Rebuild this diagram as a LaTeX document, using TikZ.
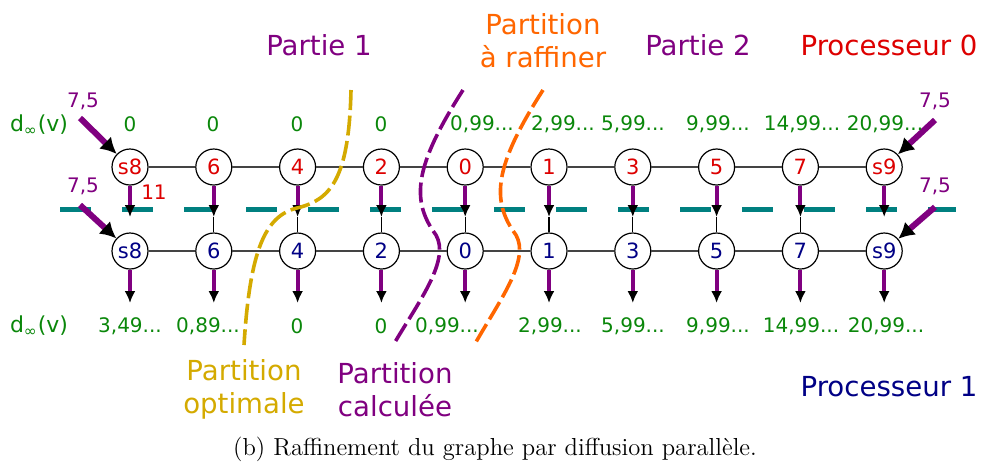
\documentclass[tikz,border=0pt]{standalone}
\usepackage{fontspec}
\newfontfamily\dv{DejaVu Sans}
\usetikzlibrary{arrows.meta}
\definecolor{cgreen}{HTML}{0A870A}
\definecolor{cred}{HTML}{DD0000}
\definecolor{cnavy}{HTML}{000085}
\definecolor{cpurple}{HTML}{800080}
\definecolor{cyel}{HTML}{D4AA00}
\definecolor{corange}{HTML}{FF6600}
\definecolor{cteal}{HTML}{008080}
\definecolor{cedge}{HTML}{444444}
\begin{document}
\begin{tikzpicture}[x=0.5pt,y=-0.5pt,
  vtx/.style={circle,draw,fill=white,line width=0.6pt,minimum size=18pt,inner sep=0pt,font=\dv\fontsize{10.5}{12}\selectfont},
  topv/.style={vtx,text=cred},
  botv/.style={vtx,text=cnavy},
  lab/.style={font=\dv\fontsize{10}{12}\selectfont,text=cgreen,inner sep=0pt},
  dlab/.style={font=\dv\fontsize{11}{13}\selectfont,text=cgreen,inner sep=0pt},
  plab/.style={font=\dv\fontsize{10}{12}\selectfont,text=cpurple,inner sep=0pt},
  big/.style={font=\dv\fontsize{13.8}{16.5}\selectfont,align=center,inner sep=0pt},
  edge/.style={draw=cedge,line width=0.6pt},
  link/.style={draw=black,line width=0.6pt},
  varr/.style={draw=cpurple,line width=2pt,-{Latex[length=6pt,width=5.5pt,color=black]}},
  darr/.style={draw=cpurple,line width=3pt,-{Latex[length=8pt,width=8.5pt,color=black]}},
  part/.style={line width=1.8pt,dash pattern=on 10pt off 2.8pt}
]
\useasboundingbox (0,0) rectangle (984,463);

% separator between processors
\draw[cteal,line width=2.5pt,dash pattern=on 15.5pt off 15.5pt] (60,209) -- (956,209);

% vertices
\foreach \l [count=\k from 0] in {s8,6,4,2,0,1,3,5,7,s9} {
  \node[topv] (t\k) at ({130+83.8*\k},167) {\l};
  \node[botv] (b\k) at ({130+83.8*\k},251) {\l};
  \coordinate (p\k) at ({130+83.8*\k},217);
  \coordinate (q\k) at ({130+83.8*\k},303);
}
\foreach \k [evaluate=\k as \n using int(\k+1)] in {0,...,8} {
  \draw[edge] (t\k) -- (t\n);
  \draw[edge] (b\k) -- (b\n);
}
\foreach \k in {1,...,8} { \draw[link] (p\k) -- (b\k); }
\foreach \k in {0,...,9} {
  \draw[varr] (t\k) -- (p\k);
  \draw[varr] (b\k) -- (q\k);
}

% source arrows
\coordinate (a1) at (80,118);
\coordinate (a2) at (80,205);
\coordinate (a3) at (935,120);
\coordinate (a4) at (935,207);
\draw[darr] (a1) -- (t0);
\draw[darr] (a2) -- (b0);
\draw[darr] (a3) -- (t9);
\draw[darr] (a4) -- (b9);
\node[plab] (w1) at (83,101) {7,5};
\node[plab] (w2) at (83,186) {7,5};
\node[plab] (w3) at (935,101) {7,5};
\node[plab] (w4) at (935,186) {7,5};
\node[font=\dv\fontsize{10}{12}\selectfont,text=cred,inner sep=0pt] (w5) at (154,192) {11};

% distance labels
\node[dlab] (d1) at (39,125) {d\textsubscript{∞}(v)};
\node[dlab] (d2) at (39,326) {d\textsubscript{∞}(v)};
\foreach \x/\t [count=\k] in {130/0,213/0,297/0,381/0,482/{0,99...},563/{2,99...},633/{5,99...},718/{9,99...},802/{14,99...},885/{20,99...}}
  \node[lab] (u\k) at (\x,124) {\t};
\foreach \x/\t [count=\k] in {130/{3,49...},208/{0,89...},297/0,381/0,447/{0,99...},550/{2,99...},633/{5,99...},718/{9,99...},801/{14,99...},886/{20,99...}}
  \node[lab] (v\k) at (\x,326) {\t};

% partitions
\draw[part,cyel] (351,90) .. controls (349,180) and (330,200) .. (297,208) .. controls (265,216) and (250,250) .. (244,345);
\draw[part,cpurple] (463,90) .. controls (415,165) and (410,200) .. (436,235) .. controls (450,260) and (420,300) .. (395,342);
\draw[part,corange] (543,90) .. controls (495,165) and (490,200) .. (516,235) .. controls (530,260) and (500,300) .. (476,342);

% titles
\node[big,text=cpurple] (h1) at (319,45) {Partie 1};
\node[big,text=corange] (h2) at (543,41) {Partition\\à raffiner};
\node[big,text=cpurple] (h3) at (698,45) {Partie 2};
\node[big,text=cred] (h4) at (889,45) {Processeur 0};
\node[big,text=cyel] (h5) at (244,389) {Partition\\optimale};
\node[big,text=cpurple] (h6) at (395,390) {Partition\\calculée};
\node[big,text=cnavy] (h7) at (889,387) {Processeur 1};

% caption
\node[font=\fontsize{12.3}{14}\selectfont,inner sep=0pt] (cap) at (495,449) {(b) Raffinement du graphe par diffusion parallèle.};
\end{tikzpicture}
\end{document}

▶ [WRITTEN PROBLEM]
Return each line of the data, keeping its wording exact and omitting pictures.

▶ [THE REPLY]
Rebuild this diagram as a LaTeX document, using TikZ.
\documentclass[tikz,border=0pt]{standalone}
\usepackage{fontspec}
\newfontfamily\dv{DejaVu Sans}
\usetikzlibrary{arrows.meta}
\definecolor{cgreen}{HTML}{0A870A}
\definecolor{cred}{HTML}{DD0000}
\definecolor{cnavy}{HTML}{000085}
\definecolor{cpurple}{HTML}{800080}
\definecolor{cyel}{HTML}{D4AA00}
\definecolor{corange}{HTML}{FF6600}
\definecolor{cteal}{HTML}{008080}
\definecolor{cedge}{HTML}{444444}
\begin{document}
\begin{tikzpicture}[x=0.5pt,y=-0.5pt,
  vtx/.style={circle,draw,fill=white,line width=0.6pt,minimum size=18pt,inner sep=0pt,font=\dv\fontsize{10.5}{12}\selectfont},
  topv/.style={vtx,text=cred},
  botv/.style={vtx,text=cnavy},
  lab/.style={font=\dv\fontsize{10}{12}\selectfont,text=cgreen,inner sep=0pt},
  dlab/.style={font=\dv\fontsize{11}{13}\selectfont,text=cgreen,inner sep=0pt},
  plab/.style={font=\dv\fontsize{10}{12}\selectfont,text=cpurple,inner sep=0pt},
  big/.style={font=\dv\fontsize{13.8}{16.5}\selectfont,align=center,inner sep=0pt},
  edge/.style={draw=cedge,line width=0.6pt},
  link/.style={draw=black,line width=0.6pt},
  varr/.style={draw=cpurple,line width=2pt,-{Latex[length=6pt,width=5.5pt,color=black]}},
  darr/.style={draw=cpurple,line width=3pt,-{Latex[length=8pt,width=8.5pt,color=black]}},
  part/.style={line width=1.8pt,dash pattern=on 10pt off 2.8pt}
]
\useasboundingbox (0,0) rectangle (984,463);

% separator between processors
\draw[cteal,line width=2.5pt,dash pattern=on 15.5pt off 15.5pt] (60,209) -- (956,209);

% vertices
\foreach \l [count=\k from 0] in {s8,6,4,2,0,1,3,5,7,s9} {
  \node[topv] (t\k) at ({130+83.8*\k},167) {\l};
  \node[botv] (b\k) at ({130+83.8*\k},251) {\l};
  \coordinate (p\k) at ({130+83.8*\k},217);
  \coordinate (q\k) at ({130+83.8*\k},303);
}
\foreach \k [evaluate=\k as \n using int(\k+1)] in {0,...,8} {
  \draw[edge] (t\k) -- (t\n);
  \draw[edge] (b\k) -- (b\n);
}
\foreach \k in {1,...,8} { \draw[link] (p\k) -- (b\k); }
\foreach \k in {0,...,9} {
  \draw[varr] (t\k) -- (p\k);
  \draw[varr] (b\k) -- (q\k);
}

% source arrows
\coordinate (a1) at (80,118);
\coordinate (a2) at (80,205);
\coordinate (a3) at (935,120);
\coordinate (a4) at (935,207);
\draw[darr] (a1) -- (t0);
\draw[darr] (a2) -- (b0);
\draw[darr] (a3) -- (t9);
\draw[darr] (a4) -- (b9);
\node[plab] (w1) at (83,101) {7,5};
\node[plab] (w2) at (83,186) {7,5};
\node[plab] (w3) at (935,101) {7,5};
\node[plab] (w4) at (935,186) {7,5};
\node[font=\dv\fontsize{10}{12}\selectfont,text=cred,inner sep=0pt] (w5) at (154,192) {11};

% distance labels
\node[dlab] (d1) at (39,125) {d\textsubscript{∞}(v)};
\node[dlab] (d2) at (39,326) {d\textsubscript{∞}(v)};
\foreach \x/\t [count=\k] in {130/0,213/0,297/0,381/0,482/{0,99...},563/{2,99...},633/{5,99...},718/{9,99...},802/{14,99...},885/{20,99...}}
  \node[lab] (u\k) at (\x,124) {\t};
\foreach \x/\t [count=\k] in {130/{3,49...},208/{0,89...},297/0,381/0,447/{0,99...},550/{2,99...},633/{5,99...},718/{9,99...},801/{14,99...},886/{20,99...}}
  \node[lab] (v\k) at (\x,326) {\t};

% partitions
\draw[part,cyel] (351,90) .. controls (349,180) and (330,200) .. (297,208) .. controls (265,216) and (250,250) .. (244,345);
\draw[part,cpurple] (463,90) .. controls (415,165) and (410,200) .. (436,235) .. controls (450,260) and (420,300) .. (395,342);
\draw[part,corange] (543,90) .. controls (495,165) and (490,200) .. (516,235) .. controls (530,260) and (500,300) .. (476,342);

% titles
\node[big,text=cpurple] (h1) at (319,45) {Partie 1};
\node[big,text=corange] (h2) at (543,41) {Partition\\à raffiner};
\node[big,text=cpurple] (h3) at (698,45) {Partie 2};
\node[big,text=cred] (h4) at (889,45) {Processeur 0};
\node[big,text=cyel] (h5) at (244,389) {Partition\\optimale};
\node[big,text=cpurple] (h6) at (395,390) {Partition\\calculée};
\node[big,text=cnavy] (h7) at (889,387) {Processeur 1};

% caption
\node[font=\fontsize{12.3}{14}\selectfont,inner sep=0pt] (cap) at (495,449) {(b) Raffinement du graphe par diffusion parallèle.};
\end{tikzpicture}
\end{document}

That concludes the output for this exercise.